For single Redis clusters and clusters with Multi-AZ disabled, we
recommend that sufficient memory be made available to Redis as
described in Ensuring That You Have Enough Memory to Create a Redis
Snapshot. In these cases, the primary is unavailable to service
requests during the upgrade process.
...
For Redis clusters with Multi-AZ enabled, we also recommend that you
schedule engine upgrades during periods of low incoming write traffic.
When upgrading to Redis 5.0.5 or above, the primary cluster continues
to be available to service requests during the upgrade process. When
upgrading to Redis 5.0.4 or below, you may notice a brief interruption
of a few seconds associated with the DNS update.
There are no guarantees here so you will have to make your own decision about the risk of losing data if it fails
It depends on your current version:
When upgrading to Redis 5.0.6 or above, the primary cluster continues to be available to service requests during the upgrade process (source).
Starting with Redis engine version 5.0.5, you can upgrade your cluster version with minimal downtime.
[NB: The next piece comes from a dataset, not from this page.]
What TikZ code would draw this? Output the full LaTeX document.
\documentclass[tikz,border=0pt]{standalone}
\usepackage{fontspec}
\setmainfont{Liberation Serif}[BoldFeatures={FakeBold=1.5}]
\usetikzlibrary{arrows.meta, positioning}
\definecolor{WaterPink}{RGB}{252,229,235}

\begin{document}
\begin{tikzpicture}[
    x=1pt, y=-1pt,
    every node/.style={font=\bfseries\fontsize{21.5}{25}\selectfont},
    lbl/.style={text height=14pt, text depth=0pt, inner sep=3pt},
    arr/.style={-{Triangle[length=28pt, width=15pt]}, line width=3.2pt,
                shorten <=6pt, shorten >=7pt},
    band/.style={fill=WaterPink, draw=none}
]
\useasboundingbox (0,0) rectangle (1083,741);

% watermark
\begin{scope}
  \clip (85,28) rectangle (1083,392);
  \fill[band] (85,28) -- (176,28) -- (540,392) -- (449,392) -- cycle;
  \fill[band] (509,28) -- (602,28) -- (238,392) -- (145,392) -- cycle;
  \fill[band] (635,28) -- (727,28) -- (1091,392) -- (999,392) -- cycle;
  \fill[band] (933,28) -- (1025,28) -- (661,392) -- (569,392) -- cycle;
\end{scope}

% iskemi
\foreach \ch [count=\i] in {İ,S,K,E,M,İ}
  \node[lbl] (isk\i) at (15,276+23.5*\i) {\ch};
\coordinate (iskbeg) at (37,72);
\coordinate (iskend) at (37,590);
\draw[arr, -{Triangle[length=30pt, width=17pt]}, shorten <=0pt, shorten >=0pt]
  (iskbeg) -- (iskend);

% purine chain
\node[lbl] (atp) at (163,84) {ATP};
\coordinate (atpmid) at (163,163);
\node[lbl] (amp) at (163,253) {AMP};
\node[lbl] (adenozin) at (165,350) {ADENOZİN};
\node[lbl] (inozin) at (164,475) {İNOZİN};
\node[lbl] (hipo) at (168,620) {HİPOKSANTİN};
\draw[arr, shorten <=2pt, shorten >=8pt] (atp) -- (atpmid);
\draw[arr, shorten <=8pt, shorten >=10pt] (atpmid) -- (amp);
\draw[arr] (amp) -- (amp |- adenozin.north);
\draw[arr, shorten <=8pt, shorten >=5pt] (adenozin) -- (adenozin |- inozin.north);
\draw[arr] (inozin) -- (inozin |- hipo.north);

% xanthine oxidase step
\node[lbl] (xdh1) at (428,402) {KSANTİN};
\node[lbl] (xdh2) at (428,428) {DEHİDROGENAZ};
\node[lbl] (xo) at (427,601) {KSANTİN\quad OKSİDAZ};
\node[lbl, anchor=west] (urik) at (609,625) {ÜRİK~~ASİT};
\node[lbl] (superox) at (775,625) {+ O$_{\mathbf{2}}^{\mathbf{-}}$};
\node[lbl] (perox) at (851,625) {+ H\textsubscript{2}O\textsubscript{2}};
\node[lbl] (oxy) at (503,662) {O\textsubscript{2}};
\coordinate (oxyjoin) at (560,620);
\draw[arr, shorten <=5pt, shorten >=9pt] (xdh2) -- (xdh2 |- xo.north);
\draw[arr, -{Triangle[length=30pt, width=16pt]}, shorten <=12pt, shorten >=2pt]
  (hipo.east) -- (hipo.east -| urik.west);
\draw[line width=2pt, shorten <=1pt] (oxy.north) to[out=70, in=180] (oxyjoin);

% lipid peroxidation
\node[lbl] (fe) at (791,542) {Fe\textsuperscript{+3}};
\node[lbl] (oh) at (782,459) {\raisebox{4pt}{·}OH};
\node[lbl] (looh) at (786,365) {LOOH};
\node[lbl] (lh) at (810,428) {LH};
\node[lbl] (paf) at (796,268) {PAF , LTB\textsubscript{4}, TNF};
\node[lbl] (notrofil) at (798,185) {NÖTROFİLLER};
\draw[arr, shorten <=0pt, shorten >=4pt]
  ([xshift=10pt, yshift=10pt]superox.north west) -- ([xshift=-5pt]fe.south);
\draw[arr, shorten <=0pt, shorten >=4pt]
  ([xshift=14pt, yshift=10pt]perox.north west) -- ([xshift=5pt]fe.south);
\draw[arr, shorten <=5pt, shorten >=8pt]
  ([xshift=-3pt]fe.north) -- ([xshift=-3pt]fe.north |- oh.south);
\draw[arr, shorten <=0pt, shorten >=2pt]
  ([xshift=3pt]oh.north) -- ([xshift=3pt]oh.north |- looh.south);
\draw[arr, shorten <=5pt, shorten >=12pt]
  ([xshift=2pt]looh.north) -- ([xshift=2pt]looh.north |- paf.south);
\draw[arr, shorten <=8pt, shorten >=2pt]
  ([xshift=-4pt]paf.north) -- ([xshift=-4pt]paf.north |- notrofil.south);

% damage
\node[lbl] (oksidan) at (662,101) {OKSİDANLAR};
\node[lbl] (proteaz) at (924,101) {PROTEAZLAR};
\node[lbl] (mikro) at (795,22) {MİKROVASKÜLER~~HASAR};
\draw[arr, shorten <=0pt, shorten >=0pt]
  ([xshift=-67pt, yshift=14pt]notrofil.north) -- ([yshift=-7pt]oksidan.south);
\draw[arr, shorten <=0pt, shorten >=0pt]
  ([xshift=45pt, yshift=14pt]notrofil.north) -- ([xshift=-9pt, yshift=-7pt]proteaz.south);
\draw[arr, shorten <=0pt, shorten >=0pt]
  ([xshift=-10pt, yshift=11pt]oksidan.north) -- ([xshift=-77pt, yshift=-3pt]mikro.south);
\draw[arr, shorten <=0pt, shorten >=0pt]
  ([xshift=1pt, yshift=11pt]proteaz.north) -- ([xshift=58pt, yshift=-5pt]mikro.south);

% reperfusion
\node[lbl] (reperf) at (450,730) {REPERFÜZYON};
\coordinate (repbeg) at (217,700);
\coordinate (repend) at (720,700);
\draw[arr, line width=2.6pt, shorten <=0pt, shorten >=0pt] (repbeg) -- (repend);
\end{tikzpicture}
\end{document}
The cluster is available for reads during the entire upgrade and is available for writes for most of the upgrade duration, except during the failover operation which lasts a few seconds (source); cluster available for reads during engine upgrades, writes are interrupted only for < 1sec with version 5.0.5 (source)
You can also upgrade your ElastiCache clusters with versions earlier than 5.0.5. The process involved is the same but may incur longer failover time during DNS propagation (30s-1m) (source, source).